Since, in general, GRBs are colossal explosions of energy triggered by the collision of very massive and compact objects such as neutron stars or black holes, or by the explosion of incredibly powerful supernovae, or hypernovae, one may think that these bursts are perceived as faint just because they take place very far away from us, in the remote corners of the Universe.
However, Prof.

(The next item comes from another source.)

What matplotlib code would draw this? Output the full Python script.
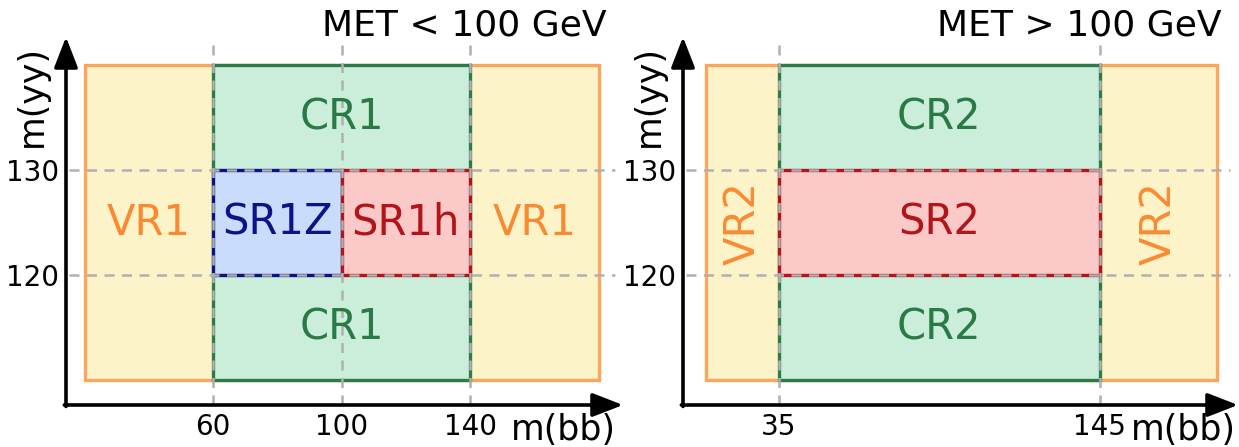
import matplotlib
matplotlib.use('Agg')
from matplotlib import pyplot as plt
from matplotlib.patches import Rectangle

# region edges in m(bb) and m(yy)
low_bb_edges = [20, 60, 100, 140, 180]
high_bb_edges = [10, 35, 145, 185]
yy_edges = [110, 120, 130, 140]

low_xticks = [60, 100, 140]
high_xticks = [35, 145]
yticks = [120, 130]

orange_fill, orange_edge, orange_text = '#fdf3c9', '#fba55e', '#fa8a32'
green_fill, green_edge, green_text = '#cbeedb', '#2e7b48', '#2a7a45'
blue_fill, blue_edge, blue_text = '#c9dcfb', '#0c1288', '#0c1288'
red_fill, red_edge, red_text = '#fcc9c9', '#b3141a', '#b3141a'
grey = '#b0b0b0'

fig = plt.figure(figsize=(12.39, 4.47), dpi=100)
ax1 = fig.add_axes([66/1239, 1-405/447, (623-66)/1239, (405-37)/447])
ax2 = fig.add_axes([683/1239, 1-405/447, (1238-683)/1239, (405-37)/447])
ax1.set_xlim(14.2, 187.6)
ax2.set_xlim(2.2, 192.3)
for ax in (ax1, ax2):
    ax.set_ylim(107.6, 142.7)


def box(ax, x0, x1, y0, y1, fc, ec, ls='-'):
    ax.add_patch(Rectangle((x0, y0), x1-x0, y1-y0, facecolor=fc, edgecolor=ec,
                           lw=2.4, linestyle=ls, zorder=2))


def frame(ax, xticks, title, xlab_right):
    for s in ax.spines.values():
        s.set_visible(False)
    ax.set_xticks(xticks)
    ax.set_xticklabels([str(t) for t in xticks])
    ax.set_yticks(yticks)
    ax.set_yticklabels([str(t) for t in yticks])
    ax.tick_params(length=0, pad=6, labelsize=20)
    ax.tick_params(axis='y', pad=5)
    arrow = dict(arrowstyle='-|>,head_length=0.85,head_width=0.33', lw=2.6,
                 color='black', mutation_scale=22, shrinkA=0, shrinkB=0)
    ax.annotate('', xy=(1, 0), xytext=(-0.003, 0), xycoords='axes fraction',
                arrowprops=arrow, zorder=6)
    ax.annotate('', xy=(0, 1), xytext=(0, -0.004), xycoords='axes fraction',
                arrowprops=arrow, zorder=6)
    for y in yticks:
        ax.axhline(y, xmin=0.005, xmax=0.985, color=grey, lw=1.8,
                   linestyle=(0, (4, 3)), zorder=4)
    for x in xticks:
        ax.axvline(x, ymin=0, ymax=0.985, color=grey, lw=1.8,
                   linestyle=(0, (4, 3)), zorder=4)
    ax.text(0.97, 1.03, title, transform=ax.transAxes, fontsize=26,
            ha='right', va='center')
    ax.text(-0.062, 0.84, 'm(yy)', transform=ax.transAxes, fontsize=25,
            rotation=90, ha='center', va='center')
    ax.text(xlab_right, -0.068, 'm(bb)', transform=ax.transAxes, fontsize=25,
            ha='right', va='center')


lab = dict(fontsize=30, ha='center', va='center', zorder=5)
mid = (yy_edges[1] + yy_edges[2]) / 2

# MET < 100 GeV
e = low_bb_edges
box(ax1, e[0], e[-1], yy_edges[0], yy_edges[-1], orange_fill, orange_edge)
box(ax1, e[1], e[3], yy_edges[0], yy_edges[-1], green_fill, green_edge)
box(ax1, e[1], e[2], yy_edges[1], yy_edges[2], blue_fill, blue_edge)
box(ax1, e[2], e[3], yy_edges[1], yy_edges[2], red_fill, red_edge)
frame(ax1, low_xticks, 'MET < 100 GeV', 0.988)
ax1.text((e[0]+e[1])/2, mid, 'VR1', color=orange_text, **lab)
ax1.text((e[3]+e[4])/2, mid, 'VR1', color=orange_text, **lab)
ax1.text((e[1]+e[2])/2, mid, 'SR1Z', color=blue_text, **lab)
ax1.text((e[2]+e[3])/2, mid, 'SR1h', color=red_text, **lab)
ax1.text((e[1]+e[3])/2, (yy_edges[2]+yy_edges[3])/2, 'CR1', color=green_text, **lab)
ax1.text((e[1]+e[3])/2, (yy_edges[0]+yy_edges[1])/2, 'CR1', color=green_text, **lab)

# MET > 100 GeV
e = high_bb_edges
box(ax2, e[0], e[-1], yy_edges[0], yy_edges[-1], orange_fill, orange_edge)
box(ax2, e[1], e[2], yy_edges[0], yy_edges[-1], green_fill, green_edge)
box(ax2, e[1], e[2], yy_edges[1], yy_edges[2], red_fill, red_edge)
frame(ax2, high_xticks, 'MET > 100 GeV', 0.997)
ax2.text((e[0]+e[1])/2, mid, 'VR2', color=orange_text, rotation=90, **lab)
ax2.text((e[2]+e[3])/2, mid, 'VR2', color=orange_text, rotation=90, **lab)
ax2.text((e[1]+e[2])/2, mid, 'SR2', color=red_text, **lab)
ax2.text((e[1]+e[2])/2, (yy_edges[2]+yy_edges[3])/2, 'CR2', color=green_text, **lab)
ax2.text((e[1]+e[2])/2, (yy_edges[0]+yy_edges[1])/2, 'CR2', color=green_text, **lab)

fig.savefig('out.png', dpi=100)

Hanlon and colleagues noticed that these faint bursts, just at the sensitivity threshold of IBIS, seem to originate in our cosmic neighborhood, within the nearby clusters of galaxies.
“If the bursts we have studied are so ‘close’ in cosmological terms, it means that they are faint from the beginning,” says Hanlon. “From this we can deduce that the processes triggering them could be less energetic than those generating the more powerful bursts we are more used to observing.”
The study team suggests that the faint bursts may be generated by the collapse of a massive star that does not present the characteristics of a supernova, or by the merger of two white dwarfs (small and dense stars about the size of Earth), or by the merger of a white dwarf with a neutron star or a black hole.
“Past observations had already hinted the existence of faint GRBs, and thanks to Integral’s sensitivity we can now say that an entire population of them exist,” added Hanlon. “Actually, their rate may even be higher than that of the most luminous GRBs but, just because they are weaker, we may be only able to see those which are relatively close by.”
“More Integral observations in the coming years will definitively help us understand the phenomenon of faint GRBs, and to explore the nature of this newly observed population,” she concluded.